## Exercise directions
Leave out the pictures and retype only the lines from the opening line to the line that holds "import plotly.graph_objects as go", both ends included.
########
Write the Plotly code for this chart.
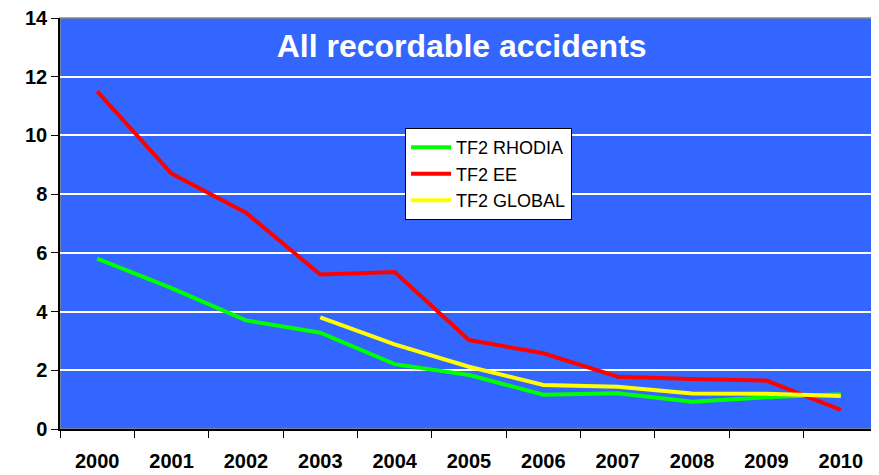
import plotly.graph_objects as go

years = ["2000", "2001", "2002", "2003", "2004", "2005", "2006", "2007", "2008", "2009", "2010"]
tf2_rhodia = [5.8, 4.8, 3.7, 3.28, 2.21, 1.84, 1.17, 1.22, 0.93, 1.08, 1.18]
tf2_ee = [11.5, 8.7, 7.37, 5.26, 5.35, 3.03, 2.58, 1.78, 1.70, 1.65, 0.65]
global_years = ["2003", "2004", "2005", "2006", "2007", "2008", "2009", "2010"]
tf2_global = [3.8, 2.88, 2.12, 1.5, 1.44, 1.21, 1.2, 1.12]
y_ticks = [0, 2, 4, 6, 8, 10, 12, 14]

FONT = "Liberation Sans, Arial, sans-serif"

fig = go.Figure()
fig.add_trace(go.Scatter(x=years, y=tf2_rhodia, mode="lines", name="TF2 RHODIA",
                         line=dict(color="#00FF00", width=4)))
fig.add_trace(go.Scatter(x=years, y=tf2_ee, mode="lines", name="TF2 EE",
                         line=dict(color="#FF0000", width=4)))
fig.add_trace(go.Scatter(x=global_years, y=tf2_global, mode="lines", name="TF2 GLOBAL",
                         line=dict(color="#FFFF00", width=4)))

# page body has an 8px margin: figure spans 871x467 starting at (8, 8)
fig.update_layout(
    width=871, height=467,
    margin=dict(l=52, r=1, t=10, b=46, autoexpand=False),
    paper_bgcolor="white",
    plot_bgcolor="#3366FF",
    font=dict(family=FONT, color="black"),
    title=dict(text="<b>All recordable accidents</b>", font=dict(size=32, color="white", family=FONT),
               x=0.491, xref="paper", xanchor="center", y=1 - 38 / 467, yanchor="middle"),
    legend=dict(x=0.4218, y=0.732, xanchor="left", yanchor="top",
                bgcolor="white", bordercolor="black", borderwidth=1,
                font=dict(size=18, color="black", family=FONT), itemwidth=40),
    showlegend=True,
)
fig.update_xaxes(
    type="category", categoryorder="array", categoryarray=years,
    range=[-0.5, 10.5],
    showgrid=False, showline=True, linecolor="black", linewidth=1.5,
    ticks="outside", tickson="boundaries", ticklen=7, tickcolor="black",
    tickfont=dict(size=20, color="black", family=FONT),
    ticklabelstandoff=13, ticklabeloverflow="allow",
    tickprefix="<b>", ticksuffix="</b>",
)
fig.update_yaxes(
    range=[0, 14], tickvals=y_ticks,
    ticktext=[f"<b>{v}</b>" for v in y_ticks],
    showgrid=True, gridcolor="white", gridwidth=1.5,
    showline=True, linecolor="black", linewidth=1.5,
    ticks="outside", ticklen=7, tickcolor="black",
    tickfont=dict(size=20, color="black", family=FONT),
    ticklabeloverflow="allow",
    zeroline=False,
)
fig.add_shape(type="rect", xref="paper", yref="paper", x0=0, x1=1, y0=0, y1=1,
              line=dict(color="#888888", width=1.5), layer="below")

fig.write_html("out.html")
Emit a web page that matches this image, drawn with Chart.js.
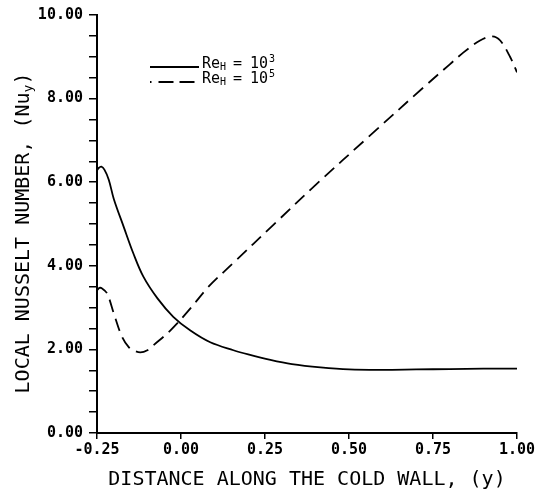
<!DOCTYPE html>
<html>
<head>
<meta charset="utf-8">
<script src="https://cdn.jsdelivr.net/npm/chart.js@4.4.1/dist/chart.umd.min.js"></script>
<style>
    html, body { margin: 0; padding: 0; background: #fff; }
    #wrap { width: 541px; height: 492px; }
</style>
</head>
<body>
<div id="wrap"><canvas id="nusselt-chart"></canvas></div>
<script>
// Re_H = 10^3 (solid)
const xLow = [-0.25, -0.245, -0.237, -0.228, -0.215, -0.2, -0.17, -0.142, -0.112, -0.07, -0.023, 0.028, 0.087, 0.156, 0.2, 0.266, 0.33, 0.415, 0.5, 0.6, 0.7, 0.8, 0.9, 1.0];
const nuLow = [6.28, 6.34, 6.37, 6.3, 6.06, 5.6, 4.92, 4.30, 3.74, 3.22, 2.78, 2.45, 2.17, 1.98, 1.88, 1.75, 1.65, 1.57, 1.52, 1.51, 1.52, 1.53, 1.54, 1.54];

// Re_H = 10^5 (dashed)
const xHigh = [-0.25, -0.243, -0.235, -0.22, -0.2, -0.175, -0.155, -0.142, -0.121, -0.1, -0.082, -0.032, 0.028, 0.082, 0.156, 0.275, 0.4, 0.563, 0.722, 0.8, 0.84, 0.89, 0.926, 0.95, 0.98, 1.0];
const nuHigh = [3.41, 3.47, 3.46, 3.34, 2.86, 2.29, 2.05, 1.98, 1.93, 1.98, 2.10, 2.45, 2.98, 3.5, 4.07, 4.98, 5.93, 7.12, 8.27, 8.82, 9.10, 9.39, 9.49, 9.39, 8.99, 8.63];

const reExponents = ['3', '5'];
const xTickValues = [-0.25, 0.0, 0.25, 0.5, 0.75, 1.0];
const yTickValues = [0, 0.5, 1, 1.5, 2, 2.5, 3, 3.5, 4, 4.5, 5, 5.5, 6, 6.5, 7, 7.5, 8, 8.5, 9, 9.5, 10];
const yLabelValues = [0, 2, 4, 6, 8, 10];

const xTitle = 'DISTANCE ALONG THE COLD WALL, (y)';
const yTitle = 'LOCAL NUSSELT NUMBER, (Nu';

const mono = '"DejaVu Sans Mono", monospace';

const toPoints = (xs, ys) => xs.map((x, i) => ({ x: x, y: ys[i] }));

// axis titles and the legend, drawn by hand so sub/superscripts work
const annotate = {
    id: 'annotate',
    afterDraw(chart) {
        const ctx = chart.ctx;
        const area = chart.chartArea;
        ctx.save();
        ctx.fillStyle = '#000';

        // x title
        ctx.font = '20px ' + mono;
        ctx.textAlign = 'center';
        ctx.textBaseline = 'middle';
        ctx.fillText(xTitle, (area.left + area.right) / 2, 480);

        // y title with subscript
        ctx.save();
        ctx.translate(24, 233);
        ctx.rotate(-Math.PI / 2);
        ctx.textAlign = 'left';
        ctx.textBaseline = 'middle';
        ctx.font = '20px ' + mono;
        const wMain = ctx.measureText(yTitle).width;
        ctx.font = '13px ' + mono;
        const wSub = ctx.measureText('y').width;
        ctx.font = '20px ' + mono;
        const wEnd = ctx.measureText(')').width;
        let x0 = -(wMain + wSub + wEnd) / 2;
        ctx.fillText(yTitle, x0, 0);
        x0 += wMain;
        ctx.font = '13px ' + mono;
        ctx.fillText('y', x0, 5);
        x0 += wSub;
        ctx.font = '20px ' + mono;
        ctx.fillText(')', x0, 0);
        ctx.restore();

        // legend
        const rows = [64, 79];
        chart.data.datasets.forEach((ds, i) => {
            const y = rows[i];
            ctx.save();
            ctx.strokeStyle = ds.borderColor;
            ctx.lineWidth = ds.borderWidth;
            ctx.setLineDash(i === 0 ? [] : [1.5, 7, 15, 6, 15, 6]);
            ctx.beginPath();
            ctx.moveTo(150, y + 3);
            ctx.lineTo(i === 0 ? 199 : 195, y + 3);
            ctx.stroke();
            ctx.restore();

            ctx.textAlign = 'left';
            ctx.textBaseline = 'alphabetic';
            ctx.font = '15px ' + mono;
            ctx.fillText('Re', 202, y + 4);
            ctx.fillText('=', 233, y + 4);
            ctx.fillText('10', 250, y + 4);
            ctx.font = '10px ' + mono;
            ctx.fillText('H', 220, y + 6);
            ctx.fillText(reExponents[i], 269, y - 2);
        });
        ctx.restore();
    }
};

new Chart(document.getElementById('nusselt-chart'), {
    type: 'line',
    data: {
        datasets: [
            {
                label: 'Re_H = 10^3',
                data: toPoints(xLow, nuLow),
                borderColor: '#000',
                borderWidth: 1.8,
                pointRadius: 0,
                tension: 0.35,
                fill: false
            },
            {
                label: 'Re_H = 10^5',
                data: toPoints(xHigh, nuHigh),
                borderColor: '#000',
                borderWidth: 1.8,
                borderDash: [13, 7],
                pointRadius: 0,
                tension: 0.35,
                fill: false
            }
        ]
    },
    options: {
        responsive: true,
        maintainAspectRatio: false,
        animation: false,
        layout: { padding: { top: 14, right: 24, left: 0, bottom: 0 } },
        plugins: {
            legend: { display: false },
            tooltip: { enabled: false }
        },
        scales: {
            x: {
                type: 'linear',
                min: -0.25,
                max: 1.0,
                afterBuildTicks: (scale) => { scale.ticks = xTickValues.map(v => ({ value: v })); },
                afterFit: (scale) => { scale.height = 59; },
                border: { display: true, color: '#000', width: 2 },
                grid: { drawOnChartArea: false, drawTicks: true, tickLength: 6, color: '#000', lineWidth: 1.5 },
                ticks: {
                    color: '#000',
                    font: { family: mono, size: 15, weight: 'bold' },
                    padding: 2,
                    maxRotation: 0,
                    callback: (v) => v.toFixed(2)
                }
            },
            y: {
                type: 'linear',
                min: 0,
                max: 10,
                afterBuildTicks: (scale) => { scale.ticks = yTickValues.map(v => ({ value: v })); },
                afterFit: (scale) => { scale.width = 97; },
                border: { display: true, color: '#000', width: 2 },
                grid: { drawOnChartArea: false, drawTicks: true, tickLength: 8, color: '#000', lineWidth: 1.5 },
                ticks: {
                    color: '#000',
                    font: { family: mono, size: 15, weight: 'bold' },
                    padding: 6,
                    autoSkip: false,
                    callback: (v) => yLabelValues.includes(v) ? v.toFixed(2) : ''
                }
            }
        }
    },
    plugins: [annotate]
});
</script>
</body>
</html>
########
## The completed task
Write the Plotly code for this chart.
import plotly.graph_objects as go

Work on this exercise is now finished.